Ok so I would like my stress levels to be substantially lower. This is long and a rant

(5 Posts)
Wickerman Wed 25-Sep-13 15:10:27

I am in a cycle of being extremely snappy and irascible with my younger dd who is sick (she is frequently sick). IT IS NOT HER FAULT THAT I AM STRESSED. Need recipe for zen.
The things that are stressing me are these.
1) After working MY ARSE OFF to re-establish my career after workaholic xh refused to let me work, this year looks like it might be my year. HURRAH. But = LOTS OF DEADLINES AND RESPONSIBIITY AND
2)The new nanny I spent weeks finding during the summer over-estimated her driving in UK capabilities, nearly knocked a cyclist over in her first week - I foolishly said I would keep her but without the driving as I felt sorry for her as she had moved a long way and is sweet but now I have 15 hours less childcare a week as I am having to do all the driving for activities and have missed several meetings as a result so I think I still have to sack her and find someone else.

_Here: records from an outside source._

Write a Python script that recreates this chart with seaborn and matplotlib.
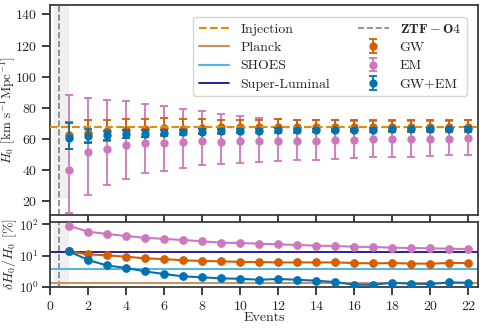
import numpy as np
import matplotlib
matplotlib.use("Agg")
import matplotlib.pyplot as plt
import seaborn as sns

# ---- data ----
events = np.arange(1, 23)

h0_em = [40.0, 51.2, 53.4, 55.7, 57.0, 57.6, 57.8, 58.5, 57.8, 58.3, 58.3,
         58.5, 58.7, 58.7, 59.1, 59.4, 59.6, 59.6, 59.6, 59.8, 60.0, 60.2]
em_lo = [12.1, 24.0, 30.2, 34.1, 37.7, 39.2, 41.4, 42.9, 43.9, 44.2, 44.8,
         45.6, 46.1, 46.3, 46.9, 47.4, 48.0, 48.4, 48.4, 48.7, 49.3, 49.7]
em_hi = [88.0, 86.5, 85.2, 84.0, 82.7, 81.0, 79.2, 77.7, 76.0, 74.7, 73.4,
         72.6, 72.4, 72.0, 72.0, 71.5, 71.5, 71.5, 71.3, 71.3, 71.5, 72.0]

h0_gw = [62.3, 63.8, 64.9, 65.5, 66.6, 66.8, 66.6, 66.8, 67.5, 67.7, 67.6,
         67.6, 67.3, 67.6, 67.6, 67.4, 67.4, 67.6, 67.4, 67.6, 67.6, 67.6]
gw_lo = [53.4, 58.0, 58.9, 60.4, 61.2, 61.8, 62.3, 62.8, 63.3, 63.6, 63.8,
         64.0, 64.0, 64.1, 64.2, 64.2, 64.3, 64.4, 64.4, 64.5, 64.5, 64.5]
gw_hi = [70.9, 71.8, 72.4, 72.6, 73.0, 73.2, 72.6, 72.6, 72.4, 72.4, 72.4,
         72.5, 72.2, 72.2, 72.4, 72.0, 72.0, 72.0, 72.0, 72.0, 72.0, 72.2]

h0_both = [60.8, 61.5, 62.3, 62.9, 63.4, 64.0, 64.3, 64.7, 65.1, 65.3, 65.3,
           65.5, 65.5, 65.6, 65.7, 65.8, 65.9, 66.0, 66.1, 66.2, 66.3, 66.4]
both_lo = [53.4, 57.0, 59.0, 60.4, 61.4, 62.4, 62.9, 63.4, 63.9, 64.1, 64.2,
           64.3, 64.4, 64.6, 64.8, 65.0, 65.1, 65.1, 65.3, 65.4, 65.4, 65.5]
both_hi = [70.0, 66.0, 65.3, 65.4, 65.4, 65.6, 65.7, 66.0, 66.3, 66.5, 66.4,
           66.7, 66.6, 66.6, 66.6, 66.6, 66.7, 66.9, 66.9, 67.0, 67.2, 67.3]

# fractional precision [%]
pct_em = [90, 58, 49, 42, 37, 34, 31.4, 28.5, 25.7, 25.2, 23.9, 22.8, 21.7,
          20.7, 20.2, 19.1, 18.7, 17.8, 17.4, 17.0, 16.5, 16.1]
pct_gw = [13.6, 10.9, 10.1, 9.2, 8.1, 7.7, 7.0, 6.7, 6.5, 6.25, 6.2, 6.0,
          6.0, 6.0, 6.0, 5.75, 5.6, 5.75, 5.5, 5.5, 5.75, 5.75]
pct_both = [13.6, 7.2, 4.8, 4.0, 3.1, 2.55, 2.15, 2.0, 1.85, 1.8, 1.67, 1.77,
            1.67, 1.56, 1.41, 1.16, 1.16, 1.34, 1.25, 1.22, 1.38, 1.34]

h0_injection = 67.8
pct_planck = 1.35
pct_shoes = 3.7
pct_superluminal = 12.9

sns.set_theme(style="ticks")
plt.rcParams["font.family"] = "serif"
plt.rcParams["font.serif"] = ["cmr10"]
plt.rcParams["mathtext.fontset"] = "cm"
plt.rcParams["axes.formatter.use_mathtext"] = True
plt.rcParams["axes.unicode_minus"] = False
plt.rcParams["font.size"] = 10
plt.rcParams["axes.labelsize"] = 10
plt.rcParams["xtick.labelsize"] = 10
plt.rcParams["ytick.labelsize"] = 10
plt.rcParams["legend.fontsize"] = 10

pal = sns.color_palette("colorblind")
c_gw = pal[3]
c_em = pal[4]
c_both = pal[0]
c_inj = pal[1]
c_planck = pal[5]
c_shoes = pal[9]
c_sl = "#00008b"

fig = plt.figure(figsize=(4.84, 3.28), dpi=100)
ax1 = fig.add_axes([0.1033, 0.3445, 0.8843, 0.640])
ax2 = fig.add_axes([0.1033, 0.125, 0.8843, 0.198], sharex=ax1)

# ---- top panel ----
ax1.fill_betweenx([21, 150], 0.2, 1.0, color="0.94", lw=0, zorder=0)
ztf = ax1.axvline(0.45, color="gray", ls="--", lw=1.2, label=r"$\mathbf{ZTF-O4}$")
inj = ax1.axhline(h0_injection, color=c_inj, ls="--", lw=1.5, zorder=4, label="Injection")

def errbar(ax, y, lo, hi, color, label, z):
    y = np.asarray(y)
    yerr = [y - np.asarray(lo), np.asarray(hi) - y]
    return ax.errorbar(events, y, yerr=yerr, fmt="o", color=color, ms=5,
                       capsize=3, elinewidth=1.3, capthick=1.3, label=label, zorder=z)

eb_em = errbar(ax1, h0_em, em_lo, em_hi, c_em, "EM", 2)
eb_gw = errbar(ax1, h0_gw, gw_lo, gw_hi, c_gw, "GW", 3)
eb_both = errbar(ax1, h0_both, both_lo, both_hi, c_both, "GW+EM", 5)

ax1.set_ylim(11, 146)
ax1.set_yticks(np.arange(20, 141, 20))
ax1.set_ylabel(r"$H_0$ [km s$^{-1}$Mpc$^{-1}$]", fontsize=9.5)
ax1.yaxis.set_label_coords(-0.077, 0.5)
ax1.tick_params(labelbottom=False)

# ---- bottom panel ----
sns.lineplot(x=events, y=pct_em, color=c_em, marker="o", ms=5.5, mec=c_em, lw=1.5, ax=ax2, zorder=3)
sns.lineplot(x=events, y=pct_gw, color=c_gw, marker="o", ms=5.5, mec=c_gw, lw=1.5, ax=ax2, zorder=3)
sns.lineplot(x=events, y=pct_both, color=c_both, marker="o", ms=5.5, mec=c_both, lw=1.5, ax=ax2, zorder=3)

ax2.axvspan(0.2, 1.0, color="0.94", lw=0, zorder=0)
ax2.axvline(0.45, color="gray", ls="--", lw=1.2)
pl = ax2.axhline(pct_planck, color=c_planck, lw=1.5, label="Planck")
sh = ax2.axhline(pct_shoes, color=c_shoes, lw=1.5, label="SHOES")
sl = ax2.axhline(pct_superluminal, color=c_sl, lw=1.2, label="Super-Luminal")

ax2.set_yscale("log")
ax2.set_ylim(0.98, 118)
ax2.set_yticks([1, 10, 100])
ax2.minorticks_off()
ax2.tick_params(axis="y", labelsize=9.5, pad=2)
ax2.set_xlim(0, 22.5)
ax2.set_xticks(np.arange(0, 23, 2))
ax2.set_xlabel("Events", labelpad=-1)
ax2.set_ylabel(r"$\delta H_0/H_0$ [%]")
ax2.yaxis.set_label_coords(-0.072, 0.5)

for ax in (ax1, ax2):
    for s in ax.spines.values():
        s.set_color("0.2")

handles = [inj, pl, sh, sl, ztf, eb_gw, eb_em, eb_both]
labels = [h.get_label() for h in handles]
ax1.legend(handles, labels, ncol=2, loc="upper right", bbox_to_anchor=(0.99, 0.975),
           handlelength=2.2, columnspacing=2.0, labelspacing=0.4, borderpad=0.4,
           handletextpad=0.8)

fig.savefig("out.png", dpi=100)
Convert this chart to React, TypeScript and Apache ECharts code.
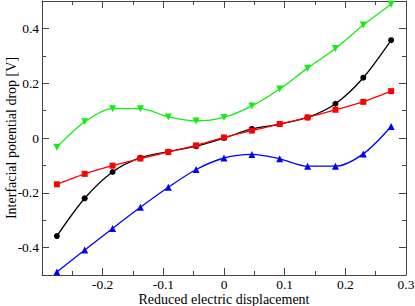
import React, { useEffect, useRef } from "react";
import * as echarts from "echarts";

const xValues = [-0.2755, -0.2296, -0.1837, -0.1378, -0.0918, -0.0459, 0, 0.0459, 0.0918, 0.1378, 0.1837, 0.2296, 0.2755];
const blackValues = [-0.358, -0.22, -0.124, -0.072, -0.05, -0.03, 0, 0.033, 0.051, 0.075, 0.125, 0.22, 0.357];
const redValues = [-0.169, -0.131, -0.101, -0.075, -0.051, -0.027, 0.002, 0.027, 0.051, 0.075, 0.103, 0.132, 0.171];
const greenValues = [-0.034, 0.059, 0.107, 0.107, 0.077, 0.062, 0.075, 0.117, 0.179, 0.255, 0.327, 0.412, 0.488];
const blueValues = [-0.489, -0.409, -0.33, -0.253, -0.18, -0.115, -0.073, -0.06, -0.076, -0.103, -0.103, -0.058, 0.042];

const xMajorTicks = [-0.3, -0.2, -0.1, 0, 0.1, 0.2, 0.3];
const xMinorTicks = [-0.25, -0.15, -0.05, 0.05, 0.15, 0.25];
const xLabels = [-0.2, -0.1, 0, 0.1, 0.2, 0.3];
const yMajorTicks = [-0.4, -0.2, 0, 0.2, 0.4];
const yMinorTicks = [-0.3, -0.1, 0.1, 0.3];
const yLabels = [-0.4, -0.2, 0, 0.2, 0.4];

const FONT = "Liberation Serif";
const FRAME = "#444";

function fmt(v: number) {
  if (Math.abs(v) < 1e-9) return "0";
  return String(Math.round(v * 10) / 10);
}

export default function App() {
  const ref = useRef<HTMLDivElement>(null);
  useEffect(() => {
    if (!ref.current) return;
    const chart = echarts.init(ref.current, undefined, { renderer: "svg" });
    const xBase = {
      type: "value" as const,
      min: -0.3,
      max: 0.3,
      splitLine: { show: false },
    };
    const yBase = {
      type: "value" as const,
      min: -0.5,
      max: 0.5,
      splitLine: { show: false },
    };
    const line = (show: boolean) => ({ show, onZero: false, lineStyle: { color: FRAME, width: 1 } });
    const mk = (pairs: number[]) => xValues.map((x, i) => [x, pairs[i]]);
    const series = [
      { name: "black", data: mk(blackValues), color: "#000000", symbol: "circle", symbolSize: 6, rotate: 0 },
      { name: "red", data: mk(redValues), color: "#ff0000", symbol: "rect", symbolSize: 6, rotate: 0 },
      { name: "green", data: mk(greenValues), color: "#11ee11", symbol: "triangle", symbolSize: 7, rotate: 180 },
      { name: "blue", data: mk(blueValues), color: "#0000ff", symbol: "triangle", symbolSize: 7, rotate: 0 },
    ].map((s) => ({
      type: "line" as const,
      name: s.name,
      data: s.data,
      smooth: s.name === "red" ? 0.15 : 0.3,
      symbol: s.symbol,
      symbolSize: s.symbolSize,
      symbolRotate: s.rotate,
      showSymbol: true,
      itemStyle: { color: s.color },
      lineStyle: { color: s.color, width: 1.3 },
      xAxisIndex: 0,
      yAxisIndex: 0,
      z: 3,
    }));

    chart.setOption({
      animation: false,
      backgroundColor: "#ffffff",
      grid: { left: 42, right: 9, top: 1, bottom: 31, containLabel: false, outerBoundsMode: "none" },
      xAxis: [
        {
          ...xBase,
          position: "bottom",
          name: "Reduced electric displacement",
          nameLocation: "middle",
          nameGap: 17,
          nameMoveOverlap: false,
          nameTextStyle: { fontFamily: FONT, fontSize: 14, color: "#000", lineHeight: 14 },
          axisLine: line(true),
          axisTick: { show: true, inside: true, length: 7, customValues: xMajorTicks, lineStyle: { color: FRAME } },
          axisLabel: {
            show: true,
            customValues: xLabels,
            margin: 3,
            fontFamily: FONT,
            fontSize: 13.5,
            lineHeight: 13,
            color: "#000",
            formatter: (v: number) => fmt(v),
          },
        },
        {
          ...xBase,
          position: "bottom",
          axisLine: line(false),
          axisTick: { show: true, inside: true, length: 4, customValues: xMinorTicks, lineStyle: { color: FRAME } },
          axisLabel: { show: false },
        },
        {
          ...xBase,
          position: "top",
          axisLine: line(true),
          axisTick: { show: true, inside: true, length: 7, customValues: xMajorTicks, lineStyle: { color: FRAME } },
          axisLabel: { show: false },
        },
        {
          ...xBase,
          position: "top",
          axisLine: line(false),
          axisTick: { show: true, inside: true, length: 4, customValues: xMinorTicks, lineStyle: { color: FRAME } },
          axisLabel: { show: false },
        },
      ],
      yAxis: [
        {
          ...yBase,
          position: "left",
          name: "Interfacial potential drop [V]",
          nameLocation: "middle",
          nameGap: 24,
          nameMoveOverlap: false,
          nameRotate: 90,
          nameTextStyle: { fontFamily: FONT, fontSize: 14, color: "#000", lineHeight: 14 },
          axisLine: line(true),
          axisTick: { show: true, inside: true, length: 7, customValues: yMajorTicks, lineStyle: { color: FRAME } },
          axisLabel: {
            show: true,
            customValues: yLabels,
            margin: 3,
            fontFamily: FONT,
            fontSize: 13.5,
            color: "#000",
            formatter: (v: number) => fmt(v),
          },
        },
        {
          ...yBase,
          position: "left",
          axisLine: line(false),
          axisTick: { show: true, inside: true, length: 4, customValues: yMinorTicks, lineStyle: { color: FRAME } },
          axisLabel: { show: false },
        },
        {
          ...yBase,
          position: "right",
          axisLine: line(true),
          axisTick: { show: true, inside: true, length: 7, customValues: yMajorTicks, lineStyle: { color: FRAME } },
          axisLabel: { show: false },
        },
        {
          ...yBase,
          position: "right",
          axisLine: line(false),
          axisTick: { show: true, inside: true, length: 4, customValues: yMinorTicks, lineStyle: { color: FRAME } },
          axisLabel: { show: false },
        },
      ],
      series,
    });
    return () => chart.dispose();
  }, []);
  return (
    <div
      ref={ref}
      style={{ position: "fixed", left: 0, top: 0, width: 415, height: 306, background: "#fff" }}
    />
  );
}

I find all the childcare and my xh still uses whoever I find on his infrequent days with the dc.
3) My boiler and hot water have been cutting out intermittently and I have spend over £500 on it in the last week as I have a new lodger and I obvs didn't want her to not have hot water and my dc are both ill now and can't even have a bath.
4) xh is being arsehole refusing to help either with time or logistics or anything saying that it's my choice to work and I could just take the maintenance he pays and not spend it all on childcare.
5) My younger dd is ill AGAIN = no sleep
6) I have just split up with my extremely beautiful bf of 3.5 years as there was a big age gap and it just wasn't tenable longterm
My question is this - am I always destined to be on a knife edge of coping, with tears or anger just below the surface? How do I get it together to do the career and kids thing as a lone parent who also works in a risky, freelance, arts based sector?
Wanna be chill for my birds. And for myself.

cestlavielife Wed 25-Sep-13 15:23:01

yes find someone else.
or if you think you can trust her again let her drive again.
i
thngs shoould l in theory get asier as kids gt older and more independent

Lonecatwithkitten Wed 25-Sep-13 17:27:03

Could getting your Nanny a few driving lessons improve her driving ability so that she can do all of that again? Taking children's activities and driving to and from them off your radar I think would dramatically improve things for you.
I would also book a day off in a few weeks time just for you (this what I do this Friday actually) do minimal stuff if meeting friends for coffee makes you feel good do that, go for a swim what every helps you to chill out do it. I run my own business have the same ExH childcare woes as you and find this time is essential otherwise I would go potty.
Ill child waking in night will pass and you will be less tired.

RitaFajita Thu 26-Sep-13 06:31:53

I'm stressed most if the time too, although think I've less on my plate than you.
Refresher driving lessons for the nanny sounds like a good idea. If she doesn't want to do that and you need to replace her, you know you've done your best for her - I think you've already!

Once you have some space to get used to not seeing your ex, that should help.

Have you tried Bach's rescue remedy? It can take the edge off a bit for me.

I'm worse when premenstrual and the older I get, the longer it lasts. Not sure if that could be a factor for you as well.

I hope things get easier for you. I'm irritable as anything already.... rubbish nights sleep, bad cold, needed at work so have to go in and have nightmare commute to face. That's after the stress of getting DD ready and out at a recent time....

The joys....

Wickerman Fri 04-Oct-13 18:42:17

Ah I did that, I paid for driving lessons for her when I was away on a work trip but she was still not ready, so I fired her. See new thread for current woes, it HAS to get better than this, I am going crazy.